There are 18 comments at the moment, we would love to hear your opinion too.

  1. If this comes true then it is no good those left saying it is good for them as the reason so many are leaving is because RDR has made it impossible for average man/woman to pay up front for advice and so advisers cannot make a living. When commission was paid those who wished to pay that way, like hire purchase,. were happy to get advice. Just imagine if HP was abolished and every one had to pay up front

  2. Speechless! how many times have we warned that this would be the effect wonder how much E&Y get paid by the FSA to tell them the obvious!
    RDR an unmitigated diisaster, destruction of IFA’s which was planned many years ago, the senior staff at the FSA PIA FIMBRA should all hang their heads in shame ….. will the last true IFA turn the lights off when you leave the country and a once proud profession.

  3. You can have credit for advice there is nothing in the rules stopping that!

    It just that Banks and Insurance companies can no longer make out it free.

  4. Not to worry.
    MAS is going to fill the GAP.

  5. “In any event the Sergeant Review throws down the gauntlet for life companies and we expect to see a positive reaction.”
    Is that a royal “We” Hatton or are E&Y part of the government now?
    Did you charge the FCA the % rate per drop in adviser numbers to come up with this report?
    Here is my prediction; if there are no more advisers to pay the FCA there will be less money from the FCA to E&Y and the other 3
    Now there is a result.

  6. My fear if true is the massive hike in my FCA/FSCS costs to compensate for the loss of income to these quangos. They either reduce their head count, increase fines our our fees!

  7. Hatton says the review “throws down the gauntlet” to the insurance industry.

    “In any event the Sergeant Review throws down the gauntlet for life companies and we expect to see a positive reaction.”

    Yes the gauntlet has well and truly been thrown down but down where? The bottomless pit?

    This positive reaction….. Is this based on wishful thinking or, are they seeing something I’m not? When people just trot out spin for spin’s sake and for their own agenda and purpose it just makes them look foolish. You decide?

  8. What you on about Herdy? Making no sense.

    Anyway, what we need is a Sergeant Review of the whole regulatory mob.

    Perhaps she’ll find simple regulators.

  9. The sad thing is that many views are polarised. There could have been and should be a middle ground between fee and factoring. Behavioural economics tells us that individuals do not like suffering losses.

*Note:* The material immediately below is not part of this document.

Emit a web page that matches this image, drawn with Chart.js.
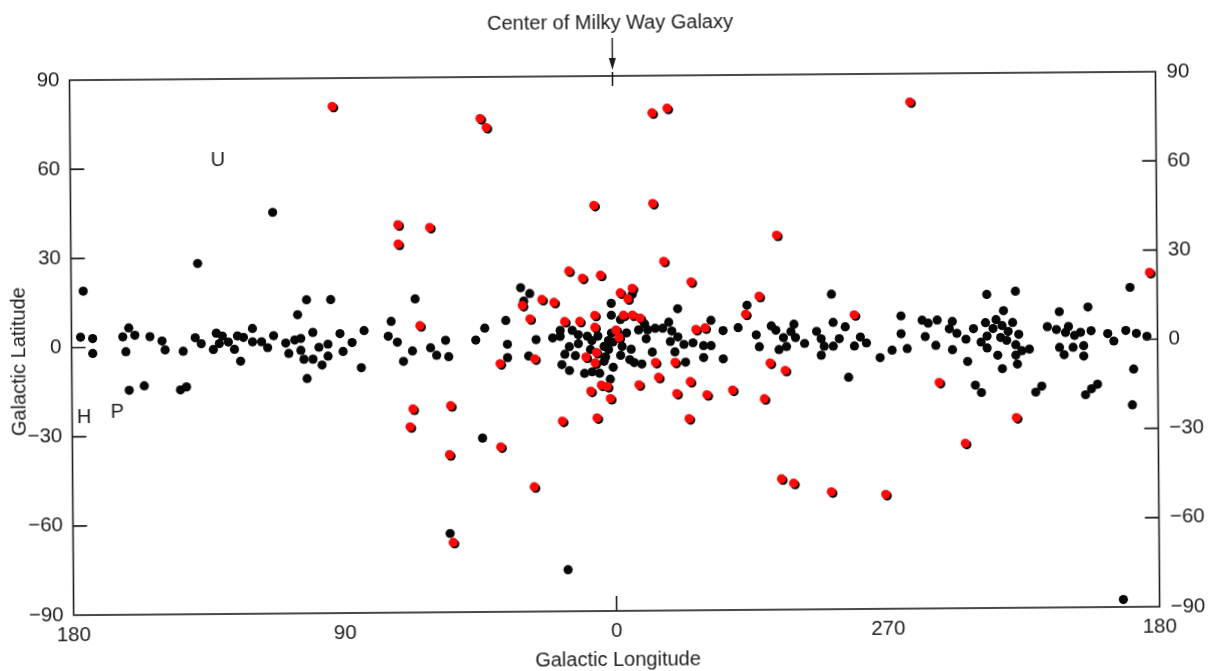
<!DOCTYPE html>
<html>
<head>
<meta charset="utf-8">
<script src="https://cdn.jsdelivr.net/npm/chart.js@4.4.1/dist/chart.umd.min.js"></script>
<style>
  html, body { margin: 0; padding: 0; background: #fff; overflow: hidden; }
  #wrap { position: absolute; left: 0; top: 0; width: 1212px; height: 671px;
          transform: rotate(-0.45deg); transform-origin: 606px 335px; }
  canvas { display: block; }
</style>
</head>
<body>
<div id="wrap"><canvas id="sky" width="1212" height="671"></canvas></div>
<script>
// Longitude axis: 180 at the left, 0 (galactic centre) in the middle, back to 180 on the right
const lonTickPositions = [-180, -90, 0, 90, 180];
const lonTickLabels = ['180', '90', '0', '270', '180'];
const latTicks = [-90, -60, -30, 0, 30, 60, 90];
const latTickLabels = ['\u221290', '\u221260', '\u221230', '0', '30', '60', '90'];

// Objects plotted in black (galactic longitude l, latitude b, degrees)
const blackLon = [176,138,177,173,173,163,161,159,162,154,150,149,143,139,137,133,132,131,130,128,126,125,123,120,120,124,
  161,156,144,142,113,102,94,66,105,74,43,46,117,115,113,109,108,106,104,104,100,103,100,102,98,95,95,97,91,90,87,83,84,
  75,72,67,70,61,59,56,55,55,44,16,31,28,30,354,1,339,316,36,1,358,350,352,1,356,342,346.5,344,349,341,339,349.5,341.5,
  337,334,328,324,319,313,312,330.5,328,330.5,324,336.5,340,347.5,354.5,358,355,353.5,351,357.5,0.5,2,2,3.5,3,3.5,0.5,
  1.5,5,8,9,12,14,18,18,20.5,12,15,7.5,5.5,13,16.5,17.5,15,10,7.5,26,35.5,35.5,28.5,288,308,306.5,304,300.5,301.5,300,
  305.5,303,297,293,291.5,290.5,291.5,287.5,285.5,287.5,283.5,278.5,276.5,280.5,282.5,272,268,263,265,265,258,256,253,
  257,253.5,248,249,246.5,248,189,236.5,227,203,212.5,231,243.5,241,243,238.5,236.5,237,236.5,234.5,233.5,231.5,229.5,
  228,226,232,230,227,233,227,225,222.5,231.5,226.5,216.5,213.5,209.5,210.5,207.5,205.5,202,212.5,208,204.5,211,204.5,
  196.5,194.5,190.5,187,183.5,188,240.5,238.5,220.5,218.5,204,202,200,188.5,192];
const blackLat = [19,28,3.5,3,-2,3.5,6.5,4,-1.5,3.5,2,-1,-1.5,3,1,-1,4.5,1,3.5,1.5,-1,3.5,3,6,1.5,-5,
  -14.5,-13,-14.5,-13.5,45,15.5,15.5,15.5,10.5,8,5.5,1.5,1.5,-0.5,3.5,1,-2.5,2,2.5,-1.5,4.5,-4.5,-4.5,-11,-0.5,0.5,-3.5,-6.5,4,-2,1,5,-7.5,
  3,1,-2,-5.5,-1,-3.5,1.5,-4,-63.5,-31.5,-76,19,17,14.5,16.5,13.5,11.5,12.5,8,9.5,8,6.5,4.5,3.5,3.5,7,5,5,4.5,4,2,1.5,0.5,
  -0.5,0,7.5,4,5,2.5,-1.5,-1,-1,-5,-5.5,-6.5,-3,-3,-2,-4,-5.5,-6.5,-7,-1,0.5,1,-2,-1,-4.5,-6,-8,
  -12,-10,-2,2.5,3,4.5,4.5,2.5,2,0,-1,1,2.5,-4,-3.5,-7,-9,-10,-9.5,1.5,0,-4.5,-4,16,5.5,4,1.5,6,3.5,1.5,
  -2.5,-1.5,-0.5,3.5,1,-1.5,-4.5,6.5,1,-1.5,5,1.5,-0.5,-1.5,-12,-5.5,-3,-2.5,2.5,8.5,7,6,7,
  1.5,-1.5,6.5,4,2.5,-3,17.5,15.5,16.5,11,9.5,10,0.5,4,-7,-0.5,-2.5,6,1.5,4,7,5,3,
  6,2,1,0,-1.5,-5,-5,-3.5,-3,-9.5,-8,4.5,3.5,4.5,2.5,1.5,2.5,3,-2.5,-2.5,-2,-5,-5.5,
  2,-0.5,3,2,1,-10,-15,-17.5,-17.5,-15.5,-18.5,-16.5,-15,-22,-87.5];

// Objects plotted in red
const redLon = [93,44,42,347,342,261.5,71.5,61,71.5,64.5,67,68,54.5,38,38,55,54,27,343.5,15,10.5,4.5,334.5,24,20,30.5,
  358,354,355.5,312,316.5,28,16.5,11.5,6.5,6.5,357,354,351.5,359.5,358.5,333,330,6,6.5,9.5,26.5,340,346.5,345.5,352,
  4.5,2.5,8,1.5,339.5,335,329.5,321,17.5,6,335.5,280.5,308.5,303.5,310.5,252.5,182.5,6.5,347,306,305,301,288.5,270.5,
  244,227];
const redLat = [80.5,76,73,77.5,79,80.5,40.5,39.5,34,6.5,-21.5,-27.5,-20.5,-6.5,-34.5,-37,-66.5,-48,27.5,24.5,22,23,20.5,15,14,13,
  17,18.5,15,15.5,9.5,8.5,7.5,7.5,9.5,5.5,9.5,9.5,8.5,4.5,2,4.5,5,-3,-6.5,-4.5,-5,-6.5,-6.5,-11.5,-14,
  -14,-14.5,-16,-18.5,-17,-13,-17.5,-16,-26,-25,-25.5,9,-7,-9.5,-19,-14,22.5,46.5,47,36,-46,-47.5,-50.5,-51.5,
  -34.5,-26];

// Lettered markers
const markerLetters = ['U', 'H', 'P'];
const markerLon = [131, 176, 165];
const markerLat = [62.5, -23.5, -22];

const FONT = "'Liberation Sans', Arial, Helvetica, sans-serif";
const INK = '#1c1c1c';

// 0..360 longitude -> position on the 180 | 0 | 180 axis
const toAxis = l => (l <= 180 ? -l : 360 - l);
const points = (lons, lats) => lons.map((l, i) => ({ x: toAxis(l), y: lats[i] }));

const frameAndLabels = {
  id: 'frameAndLabels',
  beforeDatasetDraw(chart, args) {
    if (chart.data.datasets[args.index].shadowed) {
      const ctx = chart.ctx;
      ctx.save();
      ctx.shadowColor = '#000';
      ctx.shadowBlur = 0;
      ctx.shadowOffsetX = 1.5;
      ctx.shadowOffsetY = 1.5;
    }
  },
  afterDatasetDraw(chart, args) {
    if (chart.data.datasets[args.index].shadowed) chart.ctx.restore();
  },
  afterDraw(chart) {
    const ctx = chart.ctx;
    const a = chart.chartArea;
    const xs = chart.scales.x, ys = chart.scales.y;
    ctx.save();
    ctx.strokeStyle = INK;
    ctx.lineWidth = 1.6;
    ctx.strokeRect(a.left, a.top, a.right - a.left, a.bottom - a.top);

    // inward tick marks on both latitude axes
    ctx.beginPath();
    latTicks.forEach(v => {
      if (Math.abs(v) === 90) return;
      const y = ys.getPixelForValue(v);
      ctx.moveTo(a.left, y); ctx.lineTo(a.left + 14, y);
      ctx.moveTo(a.right, y); ctx.lineTo(a.right - 14, y);
    });
    const x0 = xs.getPixelForValue(0);
    ctx.moveTo(x0, a.bottom); ctx.lineTo(x0, a.bottom - 15);
    ctx.moveTo(x0, a.top - 4); ctx.lineTo(x0, a.top + 10);
    ctx.stroke();

    // arrow to the galactic centre
    ctx.lineWidth = 1.4;
    ctx.beginPath();
    ctx.moveTo(x0, 38); ctx.lineTo(x0, a.top - 14);
    ctx.stroke();
    ctx.fillStyle = INK;
    ctx.beginPath();
    ctx.moveTo(x0 - 3.5, a.top - 18);
    ctx.lineTo(x0 + 3.5, a.top - 18);
    ctx.lineTo(x0, a.top - 6);
    ctx.closePath();
    ctx.fill();

    ctx.fillStyle = INK;
    ctx.textAlign = 'center';
    ctx.textBaseline = 'middle';
    ctx.font = '20px ' + FONT;
    ctx.fillText('Center of Milky Way Galaxy', x0 - 2, 23);
    ctx.fillText('Galactic Longitude', x0 + 1, 660);

    ctx.save();
    ctx.translate(19, 357);
    ctx.rotate(-Math.PI / 2);
    ctx.fillText('Galactic Latitude', 0, 0);
    ctx.restore();

    markerLetters.forEach((t, i) => {
      ctx.fillText(t, xs.getPixelForValue(toAxis(markerLon[i])), ys.getPixelForValue(markerLat[i]));
    });
    ctx.restore();
  }
};

const tickFont = { family: FONT, size: 20.5 };

new Chart(document.getElementById('sky'), {
  type: 'scatter',
  data: {
    datasets: [
      { label: 'red', data: points(redLon, redLat), backgroundColor: '#ff0808', borderWidth: 0,
        pointRadius: 4.6, pointHoverRadius: 4.6, shadowed: true, clip: false },
      { label: 'black', data: points(blackLon, blackLat), backgroundColor: '#080808', borderWidth: 0,
        pointRadius: 4.6, pointHoverRadius: 4.6, clip: false }
    ]
  },
  options: {
    responsive: false,
    animation: false,
    devicePixelRatio: 1,
    events: [],
    layout: { padding: { left: 0, right: 0, top: 76, bottom: 0 } },
    plugins: { legend: { display: false }, tooltip: { enabled: false } },
    scales: {
      x: {
        type: 'linear', min: -180, max: 180,
        afterBuildTicks: s => { s.ticks = lonTickPositions.map(v => ({ value: v })); },
        afterFit: s => { s.height = 60; },
        grid: { display: false, drawTicks: false },
        border: { display: false },
        ticks: { autoSkip: false, maxRotation: 0, padding: 8, color: INK, font: tickFont,
                 callback: (v, i) => lonTickLabels[i] }
      },
      y: {
        type: 'linear', position: 'left', min: -90, max: 90,
        afterBuildTicks: s => { s.ticks = latTicks.map(v => ({ value: v })); },
        afterFit: s => { s.width = 71.5; },
        grid: { display: false, drawTicks: false },
        border: { display: false },
        ticks: { padding: 10, color: INK, font: tickFont, callback: (v, i) => latTickLabels[i] }
      },
      y2: {
        type: 'linear', position: 'right', min: -90, max: 90,
        afterBuildTicks: s => { s.ticks = latTicks.map(v => ({ value: v })); },
        afterFit: s => { s.width = 54.5; },
        grid: { display: false, drawTicks: false },
        border: { display: false },
        ticks: { padding: 11, color: INK, font: tickFont, callback: (v, i) => latTickLabels[i] }
      }
    }
  },
  plugins: [frameAndLabels]
});
</script>
</body>
</html>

A fee, in some situations, is emotionally viewed as a loss. We can but hope that the FCA’s first lecture being on behavioural economics is a sign that they recognise this issue and work towards a middle ground.

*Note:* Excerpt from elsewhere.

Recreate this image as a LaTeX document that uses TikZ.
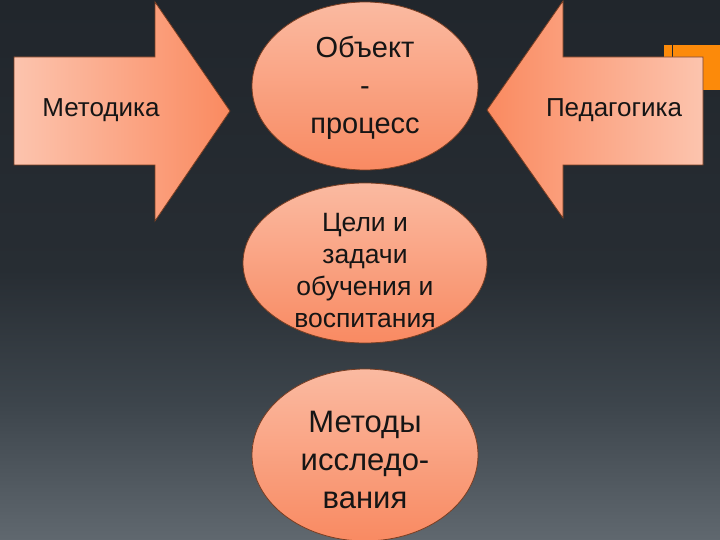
\documentclass[tikz,border=0pt]{standalone}
\usepackage{fontspec}
\setmainfont{Liberation Sans}
\usetikzlibrary{shapes.geometric}
\definecolor{bgtop}{HTML}{21262C}
\definecolor{bgmid}{HTML}{272D33}
\definecolor{bgmid2}{HTML}{3D454C}
\definecolor{bgbot}{HTML}{60686F}
\definecolor{peachL}{HTML}{FCC4AE}
\definecolor{peachD}{HTML}{FA8A60}
\definecolor{ellTop}{HTML}{FABAA1}
\definecolor{ellBot}{HTML}{F98A62}
\definecolor{edge}{HTML}{7A3E22}
\definecolor{sqOrange}{HTML}{FC8A0A}
\definecolor{txt}{HTML}{151515}
\pgfdeclareverticalshading{bgshade}{100bp}{color(0bp)=(bgbot); color(25bp)=(bgbot); color(37.5bp)=(bgmid2); color(50bp)=(bgmid); color(75bp)=(bgtop); color(100bp)=(bgtop)}
\tikzset{
  arrowshape/.style={draw=edge, line width=0.8pt, line join=miter},
  bubble/.style={ellipse, draw=edge, line width=0.8pt, top color=ellTop, bottom color=ellBot, inner sep=0pt},
  lbl/.style={text=txt, font=\fontsize{26}{30}\selectfont, inner sep=0pt},
  etxt/.style={text=txt, align=center, inner sep=0pt}
}
\begin{document}
\begin{tikzpicture}[x=1pt,y=-1pt]
\useasboundingbox (0,0) rectangle (720,540);
\fill[shading=bgshade] (0,0) rectangle (720,540);
% decorative square
\fill[sqOrange] (664,45) rectangle (720,90);
\draw[bgtop, line width=1pt] (672,45) -- (672,57);
% left arrow
\path[arrowshape, left color=peachL, right color=peachD]
  (14,57) -- (155,57) -- (155,2) -- (230,111) -- (155,221) -- (155,165) -- (14,165) -- cycle;
\node[lbl] (metod) at (101,110) {Методика};
% right arrow
\path[arrowshape, left color=peachD, right color=peachL]
  (703,57) -- (563,57) -- (563,1) -- (487,110) -- (563,218) -- (563,165) -- (703,165) -- cycle;
\node[lbl] (ped) at (614,110) {Педагогика};
% ellipses
\node[bubble, minimum width=226pt, minimum height=168pt] (e1) at (365,86) {};
\node[etxt, font=\fontsize{29}{38}\selectfont] (t1) at (365,88) {Объект\\-\\процесс};
\node[bubble, minimum width=244pt, minimum height=160pt] (e2) at (365,263) {};
\node[etxt, font=\fontsize{26.5}{32}\selectfont] (t2) at (365,271) {Цели и\\задачи\\обучения и\\воспитания};
\node[bubble, minimum width=226pt, minimum height=172pt] (e3) at (365,455) {};
\node[etxt, font=\fontsize{31}{38}\selectfont] (t3) at (365,460) {Методы\\исследо-\\вания};
\end{tikzpicture}
\end{document}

  10. James Hurdman 3rd May 2013 at 8:37 am

    Wow. Stating the obvious and guessing, sorry, I mean predicting. Sounds like a tough job. I hope that the full document is more insightful.

    As for “simple life cover”, can someone please explain to me what’s complicated about the life cover already available?

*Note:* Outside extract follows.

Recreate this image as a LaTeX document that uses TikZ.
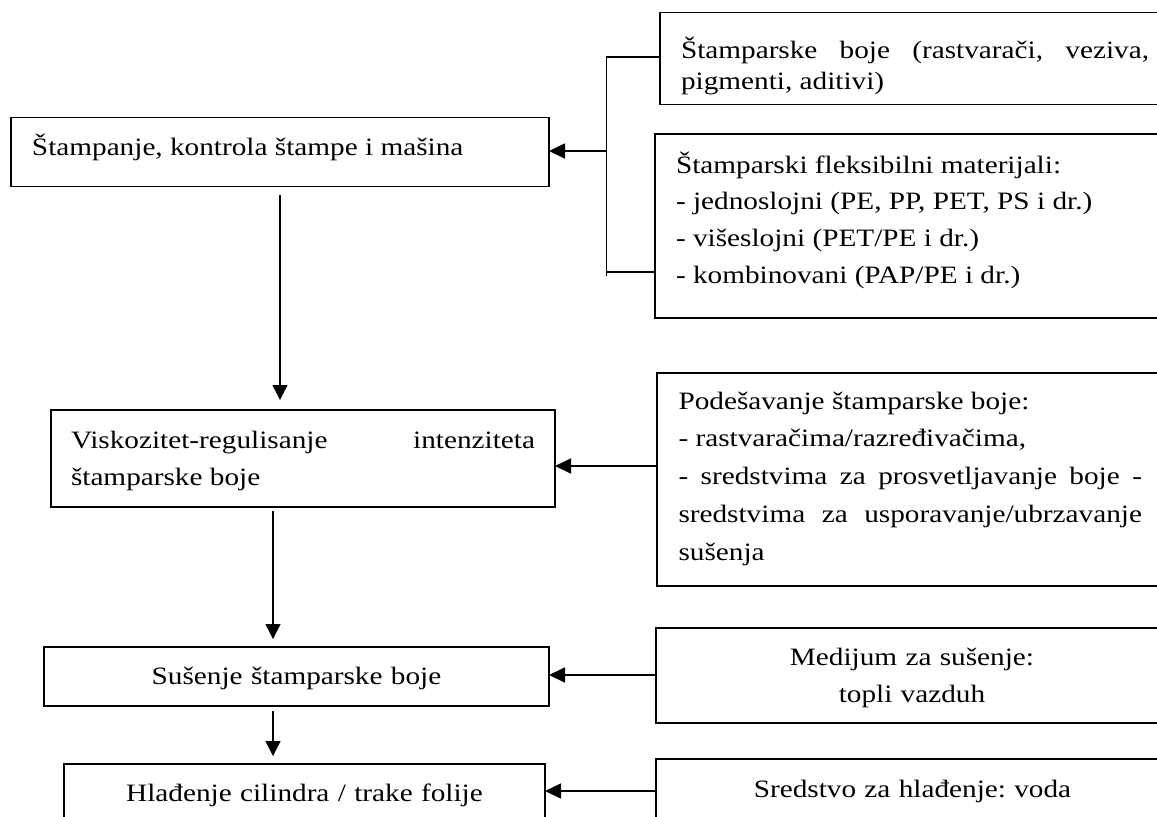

  11. This number will fall much further. There is simply not enough HNW in the country to support a thrving advice industry. I suspect that it really is up to consumers at this point. It needs to be a grassroots effort and media job to make the regulatory bureaus to budge an inch. Once everyone with less than 100k are told your choice is a 2% Fixed Bond or figure it out online, I do believe we will see outcry.

  12. Dick Sprinkler 3rd May 2013 at 9:30 am

    Its hardly surprising that anybody takes a scrap of notice of what Peter Herd says given the forgoing.

    As far as E&Y predictions are concerned I wouldn’t be at all surprised – and Peter dont tell everyone that less means more because it doesnt its just means the market shrinks and the gaps grow.

    Market solutions work regulatory intereference doesnt RDR proves it and MMR will underscore it !

    A very famous saying ‘you cannot buck the market’ RDR has failed and MMR will

  13. “Our immediate reaction is that it will take some time for these products to gain traction and that simple life cover, if launched, could gain share most quickly.”

    Just how simple does life cover have to get?

    Your dead it pays out, your not it doesn’t!

    The regulator needs to stop messing around with the easy stuff that doesn’t need to be changed (there’s not much if anything wrong with the protection market) and deal with the important things such as availability of advice on pensions and investments.

  14. Peter the advice from banks was free you only paid if you went ahead with the business

  15. Retail DISTRUCTION Review.
    What an outstanding success

  16. I agree with ankn 2nd May 10.19 And whilst I don’t always agree with Peter Herd, his opinion is still valid SK I do wish anon and pseudo names wouldn’t criticise individuals willing to post under their own name. If you want to be critical, be a man or a woman and lost under your true name please. I do lost anon, but don’t have a GI at individuals when I do (as a rule)

  17. I for one am delighted with RDR. As an IFA for the past 20 years, Chartered & my practice is Chartered we have never been so busy! I sincerely hope that Level 6 will become the benchmark to trade within the next few years. Then we will be a profession on a par with Accountants & Solicitors.

  18. Biggles Flies Undone 7th May 2013 at 9:59 am

    The industry’s loss of advisers seems already to have passed the FSA’s 8 to 13% acceptable rate of attrition, as announced by Hector Sants when he appeared before the TSC in March 2011. Yet here we have E&Y predicting a further 3,000 or so likely to quit in this year alone.

    The original core requirements of the FSA’s RDR were a transition to CAR and the stipulation of a higher qualifications benchmark, with an estimated implementation cost of £600m. I think the industry could probably have coped with those two things without too much trouble. But the FSA just couldn’t leave it at that, having endlessly embellished and augmented those core requirements, so that now the implementation costs have ballooned to a stupendous £2.6Bn. It’s all the extra requirements and associated costs that are doing the damage. So the advice sector is contracting and those who remain are having to charge ever more for everything they do. Is it any wonder that an advice gap has developed and that people are either going without or trying to bodge it for themselves?